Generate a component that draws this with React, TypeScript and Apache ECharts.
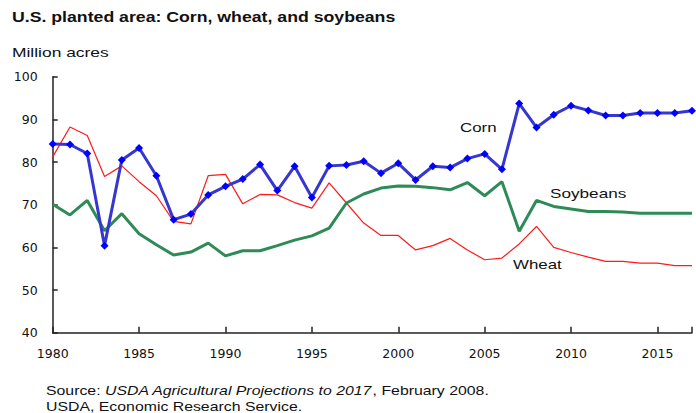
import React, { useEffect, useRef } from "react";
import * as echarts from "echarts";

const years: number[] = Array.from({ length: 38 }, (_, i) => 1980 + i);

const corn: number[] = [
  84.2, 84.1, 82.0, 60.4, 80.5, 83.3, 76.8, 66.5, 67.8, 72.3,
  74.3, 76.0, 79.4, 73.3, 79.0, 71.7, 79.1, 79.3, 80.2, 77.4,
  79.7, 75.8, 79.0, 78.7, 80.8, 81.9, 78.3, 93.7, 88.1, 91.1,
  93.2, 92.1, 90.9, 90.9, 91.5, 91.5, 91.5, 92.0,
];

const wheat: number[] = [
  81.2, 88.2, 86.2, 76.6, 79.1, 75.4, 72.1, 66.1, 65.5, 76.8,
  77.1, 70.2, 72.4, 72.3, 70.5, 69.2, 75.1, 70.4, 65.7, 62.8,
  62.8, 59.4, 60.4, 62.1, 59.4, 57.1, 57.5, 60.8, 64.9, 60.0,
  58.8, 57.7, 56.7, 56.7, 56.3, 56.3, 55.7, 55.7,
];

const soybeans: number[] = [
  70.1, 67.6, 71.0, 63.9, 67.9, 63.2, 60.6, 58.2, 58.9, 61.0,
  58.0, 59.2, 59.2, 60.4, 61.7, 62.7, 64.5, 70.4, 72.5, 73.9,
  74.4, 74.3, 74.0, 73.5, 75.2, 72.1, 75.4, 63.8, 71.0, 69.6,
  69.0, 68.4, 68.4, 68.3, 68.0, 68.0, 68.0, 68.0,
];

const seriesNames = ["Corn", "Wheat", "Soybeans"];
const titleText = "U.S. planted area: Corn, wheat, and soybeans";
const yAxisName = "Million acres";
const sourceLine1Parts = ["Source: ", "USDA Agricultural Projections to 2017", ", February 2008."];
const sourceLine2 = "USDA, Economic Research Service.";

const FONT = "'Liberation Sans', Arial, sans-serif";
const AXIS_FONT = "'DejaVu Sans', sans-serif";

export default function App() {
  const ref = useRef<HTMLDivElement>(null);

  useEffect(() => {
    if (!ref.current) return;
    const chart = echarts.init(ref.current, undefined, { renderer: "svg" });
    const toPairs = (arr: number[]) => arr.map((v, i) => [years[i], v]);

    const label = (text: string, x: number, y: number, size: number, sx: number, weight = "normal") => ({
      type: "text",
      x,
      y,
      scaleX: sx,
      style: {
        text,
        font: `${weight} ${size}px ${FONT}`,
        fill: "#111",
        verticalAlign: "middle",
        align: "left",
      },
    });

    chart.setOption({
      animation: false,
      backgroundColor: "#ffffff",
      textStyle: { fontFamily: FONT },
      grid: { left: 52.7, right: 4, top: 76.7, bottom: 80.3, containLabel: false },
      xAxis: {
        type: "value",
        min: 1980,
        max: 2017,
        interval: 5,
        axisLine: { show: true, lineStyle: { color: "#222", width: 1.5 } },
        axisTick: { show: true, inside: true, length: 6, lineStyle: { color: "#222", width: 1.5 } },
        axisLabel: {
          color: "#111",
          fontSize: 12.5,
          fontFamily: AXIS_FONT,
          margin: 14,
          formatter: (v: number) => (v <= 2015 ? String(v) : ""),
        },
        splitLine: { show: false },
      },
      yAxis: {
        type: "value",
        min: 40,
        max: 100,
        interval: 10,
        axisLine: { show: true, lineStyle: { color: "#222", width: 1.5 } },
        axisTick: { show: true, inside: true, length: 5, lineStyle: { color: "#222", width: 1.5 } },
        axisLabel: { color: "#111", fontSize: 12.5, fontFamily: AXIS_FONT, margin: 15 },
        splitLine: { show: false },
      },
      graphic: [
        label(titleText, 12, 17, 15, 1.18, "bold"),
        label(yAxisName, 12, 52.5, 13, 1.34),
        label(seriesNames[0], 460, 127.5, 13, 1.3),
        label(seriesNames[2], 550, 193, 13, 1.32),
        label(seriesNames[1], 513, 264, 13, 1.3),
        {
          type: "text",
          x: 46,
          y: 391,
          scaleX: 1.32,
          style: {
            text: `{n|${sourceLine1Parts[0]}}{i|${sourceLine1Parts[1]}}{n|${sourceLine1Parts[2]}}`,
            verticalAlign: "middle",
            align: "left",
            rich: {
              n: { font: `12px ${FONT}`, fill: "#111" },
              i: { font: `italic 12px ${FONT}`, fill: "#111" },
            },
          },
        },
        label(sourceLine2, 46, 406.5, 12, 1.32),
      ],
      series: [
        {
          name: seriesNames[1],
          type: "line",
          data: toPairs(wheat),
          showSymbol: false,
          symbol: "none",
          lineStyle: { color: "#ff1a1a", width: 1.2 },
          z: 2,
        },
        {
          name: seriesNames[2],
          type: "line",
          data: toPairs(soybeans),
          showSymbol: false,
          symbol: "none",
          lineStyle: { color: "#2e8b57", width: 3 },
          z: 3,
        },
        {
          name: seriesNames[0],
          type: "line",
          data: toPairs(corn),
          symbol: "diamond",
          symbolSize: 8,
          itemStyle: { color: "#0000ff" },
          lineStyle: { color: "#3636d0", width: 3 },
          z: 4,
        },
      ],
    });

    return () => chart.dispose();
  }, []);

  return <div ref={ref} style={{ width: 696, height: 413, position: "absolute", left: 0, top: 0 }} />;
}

** BRIEF **
Look at the listing and set down only the lines from its start through the line with "const ref = useRef<HTMLDivElement>(null);", word for word and without pictures.

** FULL OUTPUT **
Generate a component that draws this with React, TypeScript and Apache ECharts.
import React, { useEffect, useRef } from "react";
import * as echarts from "echarts";

const years: number[] = Array.from({ length: 38 }, (_, i) => 1980 + i);

const corn: number[] = [
  84.2, 84.1, 82.0, 60.4, 80.5, 83.3, 76.8, 66.5, 67.8, 72.3,
  74.3, 76.0, 79.4, 73.3, 79.0, 71.7, 79.1, 79.3, 80.2, 77.4,
  79.7, 75.8, 79.0, 78.7, 80.8, 81.9, 78.3, 93.7, 88.1, 91.1,
  93.2, 92.1, 90.9, 90.9, 91.5, 91.5, 91.5, 92.0,
];

const wheat: number[] = [
  81.2, 88.2, 86.2, 76.6, 79.1, 75.4, 72.1, 66.1, 65.5, 76.8,
  77.1, 70.2, 72.4, 72.3, 70.5, 69.2, 75.1, 70.4, 65.7, 62.8,
  62.8, 59.4, 60.4, 62.1, 59.4, 57.1, 57.5, 60.8, 64.9, 60.0,
  58.8, 57.7, 56.7, 56.7, 56.3, 56.3, 55.7, 55.7,
];

const soybeans: number[] = [
  70.1, 67.6, 71.0, 63.9, 67.9, 63.2, 60.6, 58.2, 58.9, 61.0,
  58.0, 59.2, 59.2, 60.4, 61.7, 62.7, 64.5, 70.4, 72.5, 73.9,
  74.4, 74.3, 74.0, 73.5, 75.2, 72.1, 75.4, 63.8, 71.0, 69.6,
  69.0, 68.4, 68.4, 68.3, 68.0, 68.0, 68.0, 68.0,
];

const seriesNames = ["Corn", "Wheat", "Soybeans"];
const titleText = "U.S. planted area: Corn, wheat, and soybeans";
const yAxisName = "Million acres";
const sourceLine1Parts = ["Source: ", "USDA Agricultural Projections to 2017", ", February 2008."];
const sourceLine2 = "USDA, Economic Research Service.";

const FONT = "'Liberation Sans', Arial, sans-serif";
const AXIS_FONT = "'DejaVu Sans', sans-serif";

export default function App() {
  const ref = useRef<HTMLDivElement>(null);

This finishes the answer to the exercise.